The landslide in Zhongxing, in the southwestern province of Sichuan, was triggered by rain, the fire brigade of the provincial capital Chengdu said on its verified microblog account.

Rescuers workers have worked to relocate local residents after the landslide hit Shanxi village of Zhongxing township in Dujiangyan, southwest China's Sichuan province. (Getty)
It is not yet known what chances of survival the landslide victims have.
A Zhongxing official told AFP by phone that "so far we only know 11 families were buried and more than 200 residents have been evacuated", but that workers were still searching for others.




Altogether downpours have destroyed 300 homes in Sichuan and neighbouring Yunnan, the state news agency Xinhua said, and about 36,800 people have been relocated.
Several major rivers were seeing "excessive water levels", the report said.
Mountainous areas in China's southwest are prone to landslides and earthquakes.

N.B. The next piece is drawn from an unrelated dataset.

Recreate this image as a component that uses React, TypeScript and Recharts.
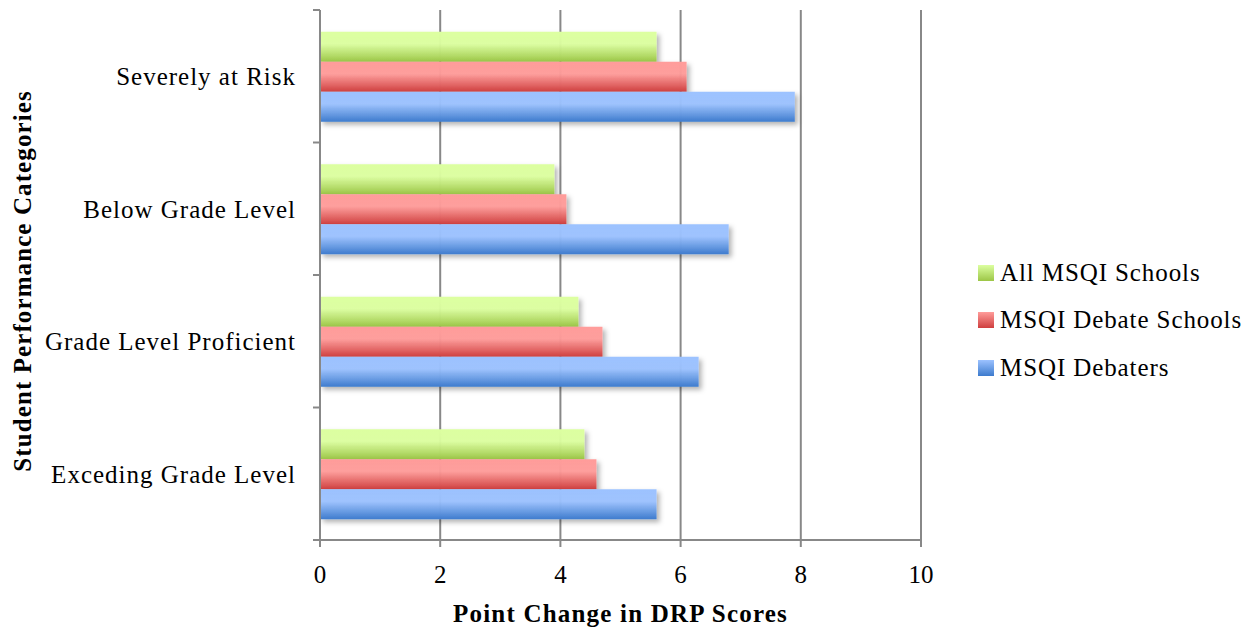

A landslide east of the Tibetan capital Lhasa buried 83 mine workers in April when it crushed their camp.
In January 46 people -- many of them children -- were killed in a landslide in Yunnan province, after more than 1,000 rescuers worked in freezing temperatures overnight in search of survivors.
China's deadliest natural disaster in three decades struck in Sichuan in 2008, when an earthquake left more than 80,000 people dead. Shoddy building construction was blamed for the high toll.